Hizmetler sektörünün toplam ekonomideki payının gelişmiş ülke seviyesine yaklaştığını ancak kalite ve verimlilikte aynı seviyeye ulaşılamadığını belirtti. “Devlet hastanelerinde dünya standartlarının üzerinde hizmet alan bir vatandaş, taksiye bindiğinde üçüncü dünya ülkesi muamelesi görmemeli. Tüm bileşenler en üst hizmet standardına göre kendini ayarlamalı” dedi.
Türkiye’nin sanayi üretiminde 2021 Ağustos’tan bu yana yüksek teknolojinin lokomotif güç olduğunu, makine, kimya, elektrik-elektronik, motorlu taşıtlar, sağlık teknolojileri ve savunma sanayiinde kayda değer ivme yakalandığını söyledi. “Yüksek teknolojide yakalanan bu tempo korunmalı, alt-orta teknoloji kayıpları bu alandaki artışla dengelenmeli” ifadelerini kullandı.
Savunma sanayiinin Türkiye’nin hikâyesini değiştiren sektör olduğuna dikkat çeken Aydemir, “Çevremizdeki savaş ve krizler karşısında kendi teknolojisini geliştiren Türkiye, ihracatta 10 milyar dolar eşiğini aşmaya çok yakın. Bu başarı, ekonomik bağımsızlığın garantisidir” dedi. Özel sektörün sorumluluk alması gerektiğini, aksi halde devletçiliğin yeniden devreye gireceğini vurguladı.
ZENGEZUR KORİDORU VE BÖLGESEL KONTROL UYARISI
Aydemir, Washington’da imzalanan “Trump Uluslararası Barış ve Kalkınma Rotası” (TRIPP) mutabakatıyla Zengezur Koridoru’nun yüz yıllığına Amerika’nın denetimine bırakılmasının Kafkaslar’da huzursuzluğa açılan bir kapı olduğunu söyledi.
Amerika’nın girdiği her coğrafyada İsrail’in menfaatlerini öncelediğini ve uzun vadeli huzursuzluk ürettiğini vurgulayan Aydemir, “Kafkaslar’da atılan bu adım, bölgesel istikrarı tehdit edecek yeni krizleri tetikleyebilir.

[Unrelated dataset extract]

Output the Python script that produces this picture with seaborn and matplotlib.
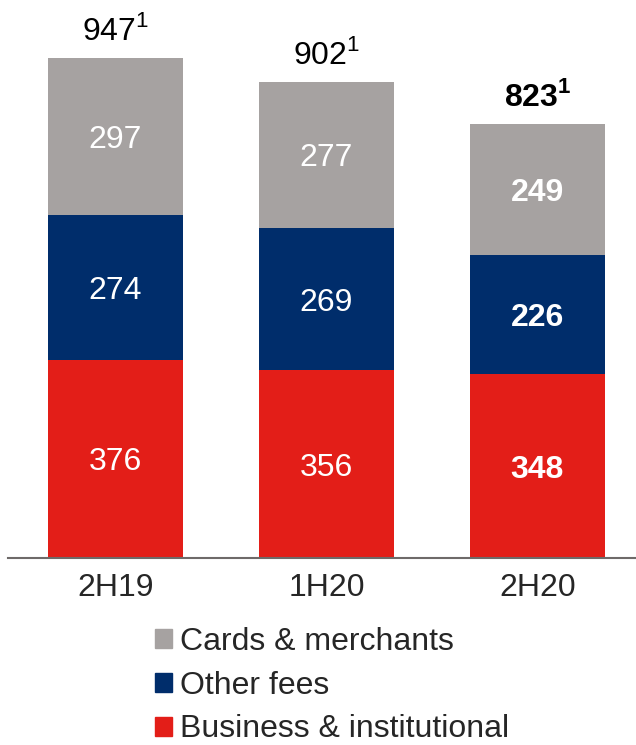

Amerika emperyal bir güç olarak kendi jeopolitik hesaplarını uygular; bu da bölgedeki kırılgan dengeleri daha da bozar” dedi.
İran’ın koridor konusundaki tutumunu “arabozucu” olarak nitelendiren Aydemir, bu yaklaşımın Türkiye’nin lehine olabilecek bir sürecin dış müdahalelerle farklı bir istikamete sürüklendiğini belirtti. “Asıl hedef, Zengezur kapısının açılması ve Türkiye’nin bu koridorun yegâne sahibi ve işleticisi olmasıydı. Böylece hem Türk dünyasıyla karasal bağlantımız sağlanacak hem de bölgesel ticarette stratejik üstünlük kazanılacaktı” dedi.
İran ve Rusya’nın dengelenmesi, Afrika ile ticaret imkânlarının gelişmesi ve yeni ekonomik bağlantıların kurulmasının önemli kazanımlar olduğunu ancak bunların stratejik kontrolün kaybedilmesini telafi edemeyeceğini ifade etti. “Bölgesel barış ve ekonomik istikrar, ancak Türkiye’nin doğrudan kontrolünde olan bir koridorla kalıcı hale gelir” diyen Aydemir, Kafkaslar’ın önümüzdeki dönemde büyük güçlerin rekabet sahasına dönüşebileceği uyarısında bulunarak Türkiye’nin bu sürecin merkezinde ve hak sahibi konumda olması gerektiğini, aksi halde bölgede istikrarsızlığın kalıcı hale geleceğini söyledi.